DIRECTIONS FOR THIS TASK >> In your copy, leave out the pictures; write out all the data exactly.
=-=-=
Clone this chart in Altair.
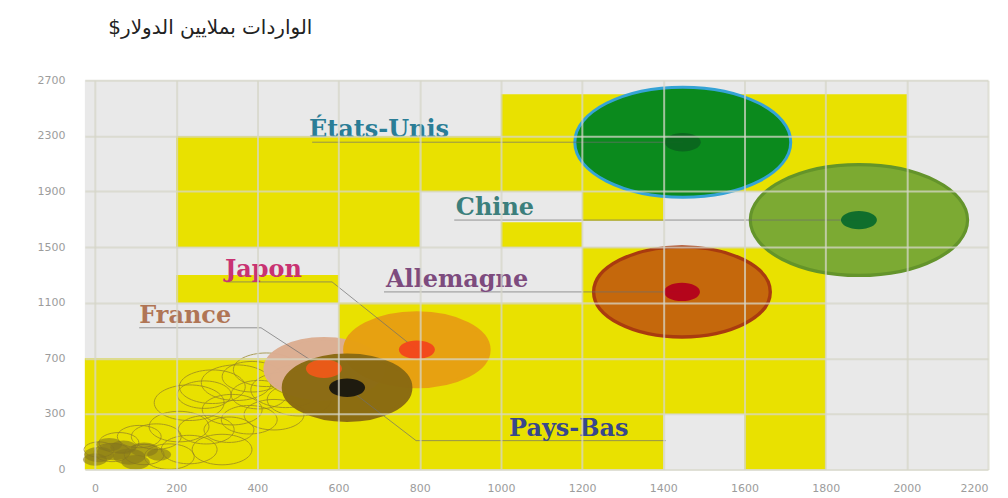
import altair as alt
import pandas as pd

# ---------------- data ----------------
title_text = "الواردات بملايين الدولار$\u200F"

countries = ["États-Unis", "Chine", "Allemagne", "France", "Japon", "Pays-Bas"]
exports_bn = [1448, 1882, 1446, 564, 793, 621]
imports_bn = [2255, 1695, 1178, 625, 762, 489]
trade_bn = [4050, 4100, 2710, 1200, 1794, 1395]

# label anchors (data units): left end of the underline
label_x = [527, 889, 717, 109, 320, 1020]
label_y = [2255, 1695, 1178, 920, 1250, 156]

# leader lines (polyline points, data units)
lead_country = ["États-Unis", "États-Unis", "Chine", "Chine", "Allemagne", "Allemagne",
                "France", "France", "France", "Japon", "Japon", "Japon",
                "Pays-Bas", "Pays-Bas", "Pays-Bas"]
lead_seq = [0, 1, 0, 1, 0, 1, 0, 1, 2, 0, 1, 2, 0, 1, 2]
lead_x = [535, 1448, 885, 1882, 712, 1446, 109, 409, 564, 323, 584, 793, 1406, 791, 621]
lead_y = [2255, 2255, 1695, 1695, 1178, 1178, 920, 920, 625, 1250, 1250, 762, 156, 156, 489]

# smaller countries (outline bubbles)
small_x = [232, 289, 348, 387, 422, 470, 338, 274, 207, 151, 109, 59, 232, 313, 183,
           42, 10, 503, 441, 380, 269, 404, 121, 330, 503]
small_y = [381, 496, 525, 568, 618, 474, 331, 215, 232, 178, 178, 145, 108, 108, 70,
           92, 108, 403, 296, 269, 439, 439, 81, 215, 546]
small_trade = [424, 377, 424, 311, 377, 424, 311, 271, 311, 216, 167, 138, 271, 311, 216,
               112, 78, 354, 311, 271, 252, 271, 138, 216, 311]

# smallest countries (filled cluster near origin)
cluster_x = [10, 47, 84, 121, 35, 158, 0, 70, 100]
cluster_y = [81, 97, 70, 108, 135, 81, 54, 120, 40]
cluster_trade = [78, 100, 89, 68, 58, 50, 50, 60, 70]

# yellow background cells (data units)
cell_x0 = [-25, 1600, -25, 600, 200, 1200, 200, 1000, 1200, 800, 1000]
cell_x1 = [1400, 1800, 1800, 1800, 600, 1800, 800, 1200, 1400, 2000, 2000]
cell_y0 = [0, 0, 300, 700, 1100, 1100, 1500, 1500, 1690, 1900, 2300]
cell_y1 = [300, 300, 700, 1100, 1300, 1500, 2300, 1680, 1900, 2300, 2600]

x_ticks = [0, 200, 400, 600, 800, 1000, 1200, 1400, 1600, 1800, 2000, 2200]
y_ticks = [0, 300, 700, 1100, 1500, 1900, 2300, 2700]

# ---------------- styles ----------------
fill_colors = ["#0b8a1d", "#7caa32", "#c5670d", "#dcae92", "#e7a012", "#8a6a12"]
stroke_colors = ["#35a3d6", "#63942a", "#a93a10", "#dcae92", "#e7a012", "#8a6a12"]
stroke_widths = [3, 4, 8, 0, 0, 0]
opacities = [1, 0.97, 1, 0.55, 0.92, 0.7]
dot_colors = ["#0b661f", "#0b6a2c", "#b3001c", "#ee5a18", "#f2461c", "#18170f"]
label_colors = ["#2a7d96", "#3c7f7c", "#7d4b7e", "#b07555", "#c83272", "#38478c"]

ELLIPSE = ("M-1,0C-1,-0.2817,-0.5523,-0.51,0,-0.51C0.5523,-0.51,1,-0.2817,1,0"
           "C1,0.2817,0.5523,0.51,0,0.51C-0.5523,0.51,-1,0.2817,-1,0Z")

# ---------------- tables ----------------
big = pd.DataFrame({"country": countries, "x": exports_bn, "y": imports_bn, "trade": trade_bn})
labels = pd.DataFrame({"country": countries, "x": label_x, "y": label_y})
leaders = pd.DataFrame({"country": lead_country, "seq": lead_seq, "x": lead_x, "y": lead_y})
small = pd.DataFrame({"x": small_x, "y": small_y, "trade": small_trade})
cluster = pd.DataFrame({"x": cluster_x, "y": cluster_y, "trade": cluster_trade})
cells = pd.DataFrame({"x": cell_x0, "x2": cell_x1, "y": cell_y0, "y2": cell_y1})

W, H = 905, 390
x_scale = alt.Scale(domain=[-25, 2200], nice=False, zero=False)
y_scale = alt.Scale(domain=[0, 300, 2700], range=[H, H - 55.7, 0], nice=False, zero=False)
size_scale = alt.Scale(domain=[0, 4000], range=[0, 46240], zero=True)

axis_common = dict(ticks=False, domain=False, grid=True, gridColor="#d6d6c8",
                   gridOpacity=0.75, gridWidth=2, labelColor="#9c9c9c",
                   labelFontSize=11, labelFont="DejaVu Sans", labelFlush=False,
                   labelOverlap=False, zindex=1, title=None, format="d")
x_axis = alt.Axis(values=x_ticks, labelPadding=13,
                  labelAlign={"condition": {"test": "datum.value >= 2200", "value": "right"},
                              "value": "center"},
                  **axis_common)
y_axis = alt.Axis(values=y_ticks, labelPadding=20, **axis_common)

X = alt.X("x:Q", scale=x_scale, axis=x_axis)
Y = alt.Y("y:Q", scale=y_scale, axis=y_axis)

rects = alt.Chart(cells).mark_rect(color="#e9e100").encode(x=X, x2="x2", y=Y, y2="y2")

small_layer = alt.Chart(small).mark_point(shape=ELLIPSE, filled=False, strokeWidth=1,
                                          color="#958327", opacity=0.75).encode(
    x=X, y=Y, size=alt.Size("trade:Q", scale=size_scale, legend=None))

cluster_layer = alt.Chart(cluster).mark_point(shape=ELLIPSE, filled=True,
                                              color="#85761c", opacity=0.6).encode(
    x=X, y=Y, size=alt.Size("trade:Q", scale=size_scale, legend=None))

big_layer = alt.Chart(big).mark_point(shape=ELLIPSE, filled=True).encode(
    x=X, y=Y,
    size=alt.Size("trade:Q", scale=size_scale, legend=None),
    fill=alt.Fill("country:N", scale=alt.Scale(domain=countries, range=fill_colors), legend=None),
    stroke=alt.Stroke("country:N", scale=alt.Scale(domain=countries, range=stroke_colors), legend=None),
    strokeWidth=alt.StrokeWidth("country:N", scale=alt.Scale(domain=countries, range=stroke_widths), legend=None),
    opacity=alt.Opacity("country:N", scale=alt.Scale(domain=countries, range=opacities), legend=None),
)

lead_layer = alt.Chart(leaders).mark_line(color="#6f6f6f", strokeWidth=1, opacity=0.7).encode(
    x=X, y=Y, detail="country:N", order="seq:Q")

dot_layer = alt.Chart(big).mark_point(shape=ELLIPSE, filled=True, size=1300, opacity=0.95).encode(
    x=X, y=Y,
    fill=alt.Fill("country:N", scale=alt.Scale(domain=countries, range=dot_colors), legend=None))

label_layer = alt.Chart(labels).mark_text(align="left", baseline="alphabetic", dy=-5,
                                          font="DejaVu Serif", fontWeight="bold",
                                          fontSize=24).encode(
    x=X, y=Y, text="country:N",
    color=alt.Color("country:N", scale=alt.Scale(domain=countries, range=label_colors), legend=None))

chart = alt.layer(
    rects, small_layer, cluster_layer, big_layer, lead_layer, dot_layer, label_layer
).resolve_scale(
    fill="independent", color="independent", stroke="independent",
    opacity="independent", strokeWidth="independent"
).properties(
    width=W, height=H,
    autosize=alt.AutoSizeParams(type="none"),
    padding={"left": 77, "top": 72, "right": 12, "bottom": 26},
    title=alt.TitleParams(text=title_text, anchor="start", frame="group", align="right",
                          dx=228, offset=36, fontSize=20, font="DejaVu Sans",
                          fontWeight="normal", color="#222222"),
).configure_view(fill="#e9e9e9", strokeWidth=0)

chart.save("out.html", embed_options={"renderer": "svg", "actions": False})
=-=-=
OUTPUT BELOW >>
Clone this chart in Altair.
import altair as alt
import pandas as pd

# ---------------- data ----------------
title_text = "الواردات بملايين الدولار$\u200F"

countries = ["États-Unis", "Chine", "Allemagne", "France", "Japon", "Pays-Bas"]
exports_bn = [1448, 1882, 1446, 564, 793, 621]
imports_bn = [2255, 1695, 1178, 625, 762, 489]
trade_bn = [4050, 4100, 2710, 1200, 1794, 1395]

# label anchors (data units): left end of the underline
label_x = [527, 889, 717, 109, 320, 1020]
label_y = [2255, 1695, 1178, 920, 1250, 156]

# leader lines (polyline points, data units)
lead_country = ["États-Unis", "États-Unis", "Chine", "Chine", "Allemagne", "Allemagne",
                "France", "France", "France", "Japon", "Japon", "Japon",
                "Pays-Bas", "Pays-Bas", "Pays-Bas"]
lead_seq = [0, 1, 0, 1, 0, 1, 0, 1, 2, 0, 1, 2, 0, 1, 2]
lead_x = [535, 1448, 885, 1882, 712, 1446, 109, 409, 564, 323, 584, 793, 1406, 791, 621]
lead_y = [2255, 2255, 1695, 1695, 1178, 1178, 920, 920, 625, 1250, 1250, 762, 156, 156, 489]

# smaller countries (outline bubbles)
small_x = [232, 289, 348, 387, 422, 470, 338, 274, 207, 151, 109, 59, 232, 313, 183,
           42, 10, 503, 441, 380, 269, 404, 121, 330, 503]
small_y = [381, 496, 525, 568, 618, 474, 331, 215, 232, 178, 178, 145, 108, 108, 70,
           92, 108, 403, 296, 269, 439, 439, 81, 215, 546]
small_trade = [424, 377, 424, 311, 377, 424, 311, 271, 311, 216, 167, 138, 271, 311, 216,
               112, 78, 354, 311, 271, 252, 271, 138, 216, 311]

# smallest countries (filled cluster near origin)
cluster_x = [10, 47, 84, 121, 35, 158, 0, 70, 100]
cluster_y = [81, 97, 70, 108, 135, 81, 54, 120, 40]
cluster_trade = [78, 100, 89, 68, 58, 50, 50, 60, 70]

# yellow background cells (data units)
cell_x0 = [-25, 1600, -25, 600, 200, 1200, 200, 1000, 1200, 800, 1000]
cell_x1 = [1400, 1800, 1800, 1800, 600, 1800, 800, 1200, 1400, 2000, 2000]
cell_y0 = [0, 0, 300, 700, 1100, 1100, 1500, 1500, 1690, 1900, 2300]
cell_y1 = [300, 300, 700, 1100, 1300, 1500, 2300, 1680, 1900, 2300, 2600]

x_ticks = [0, 200, 400, 600, 800, 1000, 1200, 1400, 1600, 1800, 2000, 2200]
y_ticks = [0, 300, 700, 1100, 1500, 1900, 2300, 2700]

# ---------------- styles ----------------
fill_colors = ["#0b8a1d", "#7caa32", "#c5670d", "#dcae92", "#e7a012", "#8a6a12"]
stroke_colors = ["#35a3d6", "#63942a", "#a93a10", "#dcae92", "#e7a012", "#8a6a12"]
stroke_widths = [3, 4, 8, 0, 0, 0]
opacities = [1, 0.97, 1, 0.55, 0.92, 0.7]
dot_colors = ["#0b661f", "#0b6a2c", "#b3001c", "#ee5a18", "#f2461c", "#18170f"]
label_colors = ["#2a7d96", "#3c7f7c", "#7d4b7e", "#b07555", "#c83272", "#38478c"]

ELLIPSE = ("M-1,0C-1,-0.2817,-0.5523,-0.51,0,-0.51C0.5523,-0.51,1,-0.2817,1,0"
           "C1,0.2817,0.5523,0.51,0,0.51C-0.5523,0.51,-1,0.2817,-1,0Z")

# ---------------- tables ----------------
big = pd.DataFrame({"country": countries, "x": exports_bn, "y": imports_bn, "trade": trade_bn})
labels = pd.DataFrame({"country": countries, "x": label_x, "y": label_y})
leaders = pd.DataFrame({"country": lead_country, "seq": lead_seq, "x": lead_x, "y": lead_y})
small = pd.DataFrame({"x": small_x, "y": small_y, "trade": small_trade})
cluster = pd.DataFrame({"x": cluster_x, "y": cluster_y, "trade": cluster_trade})
cells = pd.DataFrame({"x": cell_x0, "x2": cell_x1, "y": cell_y0, "y2": cell_y1})

W, H = 905, 390
x_scale = alt.Scale(domain=[-25, 2200], nice=False, zero=False)
y_scale = alt.Scale(domain=[0, 300, 2700], range=[H, H - 55.7, 0], nice=False, zero=False)
size_scale = alt.Scale(domain=[0, 4000], range=[0, 46240], zero=True)

axis_common = dict(ticks=False, domain=False, grid=True, gridColor="#d6d6c8",
                   gridOpacity=0.75, gridWidth=2, labelColor="#9c9c9c",
                   labelFontSize=11, labelFont="DejaVu Sans", labelFlush=False,
                   labelOverlap=False, zindex=1, title=None, format="d")
x_axis = alt.Axis(values=x_ticks, labelPadding=13,
                  labelAlign={"condition": {"test": "datum.value >= 2200", "value": "right"},
                              "value": "center"},
                  **axis_common)
y_axis = alt.Axis(values=y_ticks, labelPadding=20, **axis_common)

X = alt.X("x:Q", scale=x_scale, axis=x_axis)
Y = alt.Y("y:Q", scale=y_scale, axis=y_axis)

rects = alt.Chart(cells).mark_rect(color="#e9e100").encode(x=X, x2="x2", y=Y, y2="y2")

small_layer = alt.Chart(small).mark_point(shape=ELLIPSE, filled=False, strokeWidth=1,
                                          color="#958327", opacity=0.75).encode(
    x=X, y=Y, size=alt.Size("trade:Q", scale=size_scale, legend=None))

cluster_layer = alt.Chart(cluster).mark_point(shape=ELLIPSE, filled=True,
                                              color="#85761c", opacity=0.6).encode(
    x=X, y=Y, size=alt.Size("trade:Q", scale=size_scale, legend=None))

big_layer = alt.Chart(big).mark_point(shape=ELLIPSE, filled=True).encode(
    x=X, y=Y,
    size=alt.Size("trade:Q", scale=size_scale, legend=None),
    fill=alt.Fill("country:N", scale=alt.Scale(domain=countries, range=fill_colors), legend=None),
    stroke=alt.Stroke("country:N", scale=alt.Scale(domain=countries, range=stroke_colors), legend=None),
    strokeWidth=alt.StrokeWidth("country:N", scale=alt.Scale(domain=countries, range=stroke_widths), legend=None),
    opacity=alt.Opacity("country:N", scale=alt.Scale(domain=countries, range=opacities), legend=None),
)

lead_layer = alt.Chart(leaders).mark_line(color="#6f6f6f", strokeWidth=1, opacity=0.7).encode(
    x=X, y=Y, detail="country:N", order="seq:Q")

dot_layer = alt.Chart(big).mark_point(shape=ELLIPSE, filled=True, size=1300, opacity=0.95).encode(
    x=X, y=Y,
    fill=alt.Fill("country:N", scale=alt.Scale(domain=countries, range=dot_colors), legend=None))

label_layer = alt.Chart(labels).mark_text(align="left", baseline="alphabetic", dy=-5,
                                          font="DejaVu Serif", fontWeight="bold",
                                          fontSize=24).encode(
    x=X, y=Y, text="country:N",
    color=alt.Color("country:N", scale=alt.Scale(domain=countries, range=label_colors), legend=None))

chart = alt.layer(
    rects, small_layer, cluster_layer, big_layer, lead_layer, dot_layer, label_layer
).resolve_scale(
    fill="independent", color="independent", stroke="independent",
    opacity="independent", strokeWidth="independent"
).properties(
    width=W, height=H,
    autosize=alt.AutoSizeParams(type="none"),
    padding={"left": 77, "top": 72, "right": 12, "bottom": 26},
    title=alt.TitleParams(text=title_text, anchor="start", frame="group", align="right",
                          dx=228, offset=36, fontSize=20, font="DejaVu Sans",
                          fontWeight="normal", color="#222222"),
).configure_view(fill="#e9e9e9", strokeWidth=0)

chart.save("out.html", embed_options={"renderer": "svg", "actions": False})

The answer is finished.